* **Stated problem**: Exactly as written, write out the lines below from the first to the one containing "width=1.5, color='#222222', pad=4)", inclusive. Pictures do not belong in the copy.

■ ■ ■ ■

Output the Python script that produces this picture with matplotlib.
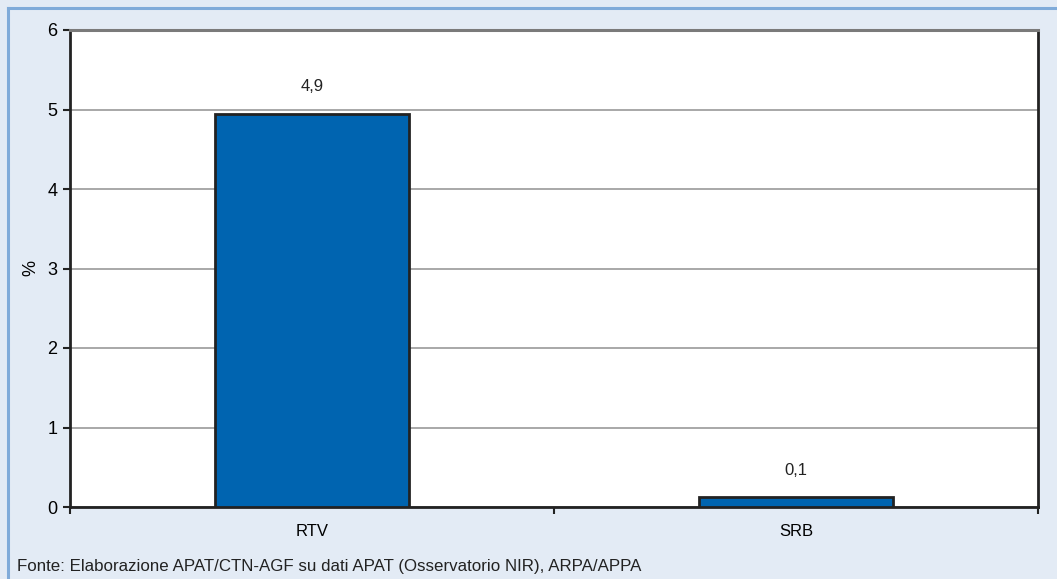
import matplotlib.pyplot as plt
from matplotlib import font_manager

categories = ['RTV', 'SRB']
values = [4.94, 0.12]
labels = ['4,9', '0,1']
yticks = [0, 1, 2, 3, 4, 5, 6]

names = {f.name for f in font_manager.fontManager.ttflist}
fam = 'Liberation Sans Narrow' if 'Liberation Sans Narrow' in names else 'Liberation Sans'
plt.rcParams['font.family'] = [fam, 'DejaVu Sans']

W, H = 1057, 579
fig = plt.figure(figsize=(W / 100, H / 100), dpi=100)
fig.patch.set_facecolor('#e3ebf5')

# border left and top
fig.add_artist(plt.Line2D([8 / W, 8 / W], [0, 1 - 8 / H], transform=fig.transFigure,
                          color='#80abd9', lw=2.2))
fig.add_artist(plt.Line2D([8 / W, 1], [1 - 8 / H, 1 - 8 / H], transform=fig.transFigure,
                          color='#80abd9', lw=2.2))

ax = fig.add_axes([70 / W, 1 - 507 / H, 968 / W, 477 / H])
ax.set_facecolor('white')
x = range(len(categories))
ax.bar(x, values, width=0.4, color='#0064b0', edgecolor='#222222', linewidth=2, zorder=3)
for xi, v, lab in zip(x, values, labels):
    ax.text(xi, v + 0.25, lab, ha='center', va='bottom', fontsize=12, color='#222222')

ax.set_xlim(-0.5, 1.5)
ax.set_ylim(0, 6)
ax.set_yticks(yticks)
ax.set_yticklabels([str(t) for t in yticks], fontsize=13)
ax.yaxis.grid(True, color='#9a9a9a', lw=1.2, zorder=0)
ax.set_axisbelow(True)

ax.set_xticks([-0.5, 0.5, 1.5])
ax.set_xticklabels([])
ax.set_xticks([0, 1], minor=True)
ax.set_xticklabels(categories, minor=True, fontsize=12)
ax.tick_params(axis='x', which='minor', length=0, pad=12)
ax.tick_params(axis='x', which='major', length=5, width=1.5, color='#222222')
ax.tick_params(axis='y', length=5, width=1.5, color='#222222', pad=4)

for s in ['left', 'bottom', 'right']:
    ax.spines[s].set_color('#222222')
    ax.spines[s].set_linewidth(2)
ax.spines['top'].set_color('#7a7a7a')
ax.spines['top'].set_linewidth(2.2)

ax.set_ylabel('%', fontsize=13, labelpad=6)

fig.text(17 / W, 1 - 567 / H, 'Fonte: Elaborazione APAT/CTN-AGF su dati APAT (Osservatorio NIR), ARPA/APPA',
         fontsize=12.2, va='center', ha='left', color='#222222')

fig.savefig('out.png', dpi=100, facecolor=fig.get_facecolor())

■ ■ ■ ■

* **Correct output**:
Output the Python script that produces this picture with matplotlib.
import matplotlib.pyplot as plt
from matplotlib import font_manager

categories = ['RTV', 'SRB']
values = [4.94, 0.12]
labels = ['4,9', '0,1']
yticks = [0, 1, 2, 3, 4, 5, 6]

names = {f.name for f in font_manager.fontManager.ttflist}
fam = 'Liberation Sans Narrow' if 'Liberation Sans Narrow' in names else 'Liberation Sans'
plt.rcParams['font.family'] = [fam, 'DejaVu Sans']

W, H = 1057, 579
fig = plt.figure(figsize=(W / 100, H / 100), dpi=100)
fig.patch.set_facecolor('#e3ebf5')

# border left and top
fig.add_artist(plt.Line2D([8 / W, 8 / W], [0, 1 - 8 / H], transform=fig.transFigure,
                          color='#80abd9', lw=2.2))
fig.add_artist(plt.Line2D([8 / W, 1], [1 - 8 / H, 1 - 8 / H], transform=fig.transFigure,
                          color='#80abd9', lw=2.2))

ax = fig.add_axes([70 / W, 1 - 507 / H, 968 / W, 477 / H])
ax.set_facecolor('white')
x = range(len(categories))
ax.bar(x, values, width=0.4, color='#0064b0', edgecolor='#222222', linewidth=2, zorder=3)
for xi, v, lab in zip(x, values, labels):
    ax.text(xi, v + 0.25, lab, ha='center', va='bottom', fontsize=12, color='#222222')

ax.set_xlim(-0.5, 1.5)
ax.set_ylim(0, 6)
ax.set_yticks(yticks)
ax.set_yticklabels([str(t) for t in yticks], fontsize=13)
ax.yaxis.grid(True, color='#9a9a9a', lw=1.2, zorder=0)
ax.set_axisbelow(True)

ax.set_xticks([-0.5, 0.5, 1.5])
ax.set_xticklabels([])
ax.set_xticks([0, 1], minor=True)
ax.set_xticklabels(categories, minor=True, fontsize=12)
ax.tick_params(axis='x', which='minor', length=0, pad=12)
ax.tick_params(axis='x', which='major', length=5, width=1.5, color='#222222')
ax.tick_params(axis='y', length=5, width=1.5, color='#222222', pad=4)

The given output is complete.